What I actually said was, “Wow, good luck!” to which he smiled and said thanks as he resumed his running.
Above the “M” was 1.5 miles according to my pedometer; .5 on the flats and 1 mile of climbing approximately 600 feet of vertical. At that point my friend was a good 150 feet ahead of me and my legs felt like jelly, perfect for the downhill.
Now you’d think downhill would be nice at this point, perhaps relaxing even. But no. It’s brutal. You need to negotiate two opposing forces: speed and control. I manage to find balance by speeding up until I can feel the impacts in my mid-back, then tilting a tiny bit forward and maintaining that posture and speed.
I read a book about 2 years ago on “Chi Running” that taught something like a holistic method for running. “Remember the pure joy of running as a child?” it begins – or so I remember, “and the Kenyans who seem to effortlessly sprint the Boston marathon each year?” And then think of all the middle-aged pudgy Westerners lumbering along like drunken, two-legged rhinos on your local tracks. What’s the difference? “Tilt.”
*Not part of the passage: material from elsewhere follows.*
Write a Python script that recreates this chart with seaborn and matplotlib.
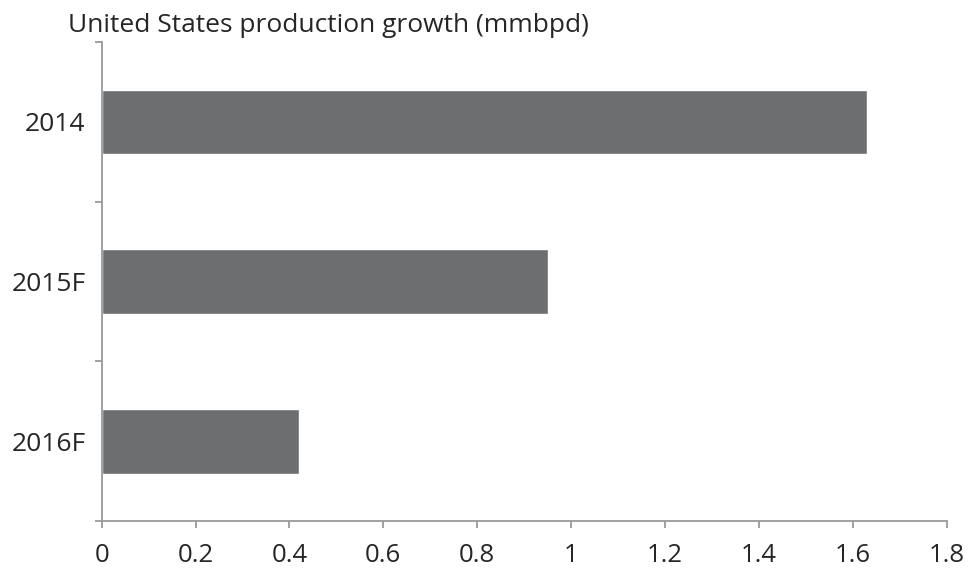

It sounds crazy, and maybe it is, but learning the right tilt when running – leaning forward a bit at the hips (NOT the midsection) – is supposed to engage the big back muscles going all the way up to your shoulders. Running like a rhino, chest puffed and neck back, makes the legs do all the work. No wonder it doesn’t look like fun.
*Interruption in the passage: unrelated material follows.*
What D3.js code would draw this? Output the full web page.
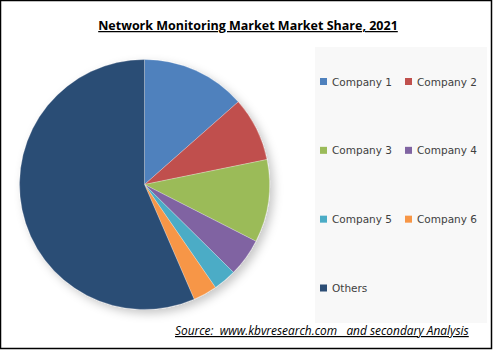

I’ve tried since then to run like a kid, to tilt, to have fun, and it’s worked pretty well thus far.
At about 2.5 miles (approximately the second blue marker above, mid-mountain) the road is relatively flat and the joy of simply running, neither struggling up nor struggling not to fall down, gives an extra boost of energy. The ultra-marathoner is now about 300 feet ahead of me and my competitive spirit desperately wants to pass him again. But to no avail. He’s at a good pace and my legs tell me they aren’t sprinting at this point, even for a couple hundred yards.
At 3.5 miles I finally reach the turn-around point and I’m deeply suspicious of the organizers’ claim that this is an “about 5 miles” run. Here the downhill is at times precarious. I allow myself to reach a break-neck, childlike (foolish) pace and then try to slow down. I begin by putting my arms out like an airplane, thinking perhaps the wind-resistance will help. It doesn’t. So it’s out with the graceful strides and in with hard steps, each one pounding my foot into the ground.
Just as I learned that the shoulders and knees are intimately connected on the gentle down-slopes, here I’m finding new connections. My love-handles have found my rhythm and are tugging sharply downward with each pounding step. And with them are my eyelids (who’da guessed?).
Finally at 4 miles I check the time: 40 minutes, not bad. By then I was nearly off the hill and onto city streets, and more importantly, the flat. My pace picks up and steadies and it’s easy-going for the last two miles.
Stretching at my car, I see the old guy approaching again on the same trail where I first encountered him. We share waves and he congratulates me again for my pace as he jogs on by.
It’s a joy to see what my body will put up with and a joy to see others enjoying theirs to the fullest as well. Like our minds, the body is a muscle: treat it well and use it and it will do amazing things. The effort must be smart, don’t overdo it. But it must also be sustained, don’t get distracted or discouraged.
Our spiritual lives are the same, they require steady work or they will stagnate. And sometimes the work is unpleasant. There will never be a lack of ‘easier’ activities to distract us in this world. But maturity means recognizing that more often than not, the easy activities are the least fulfilling.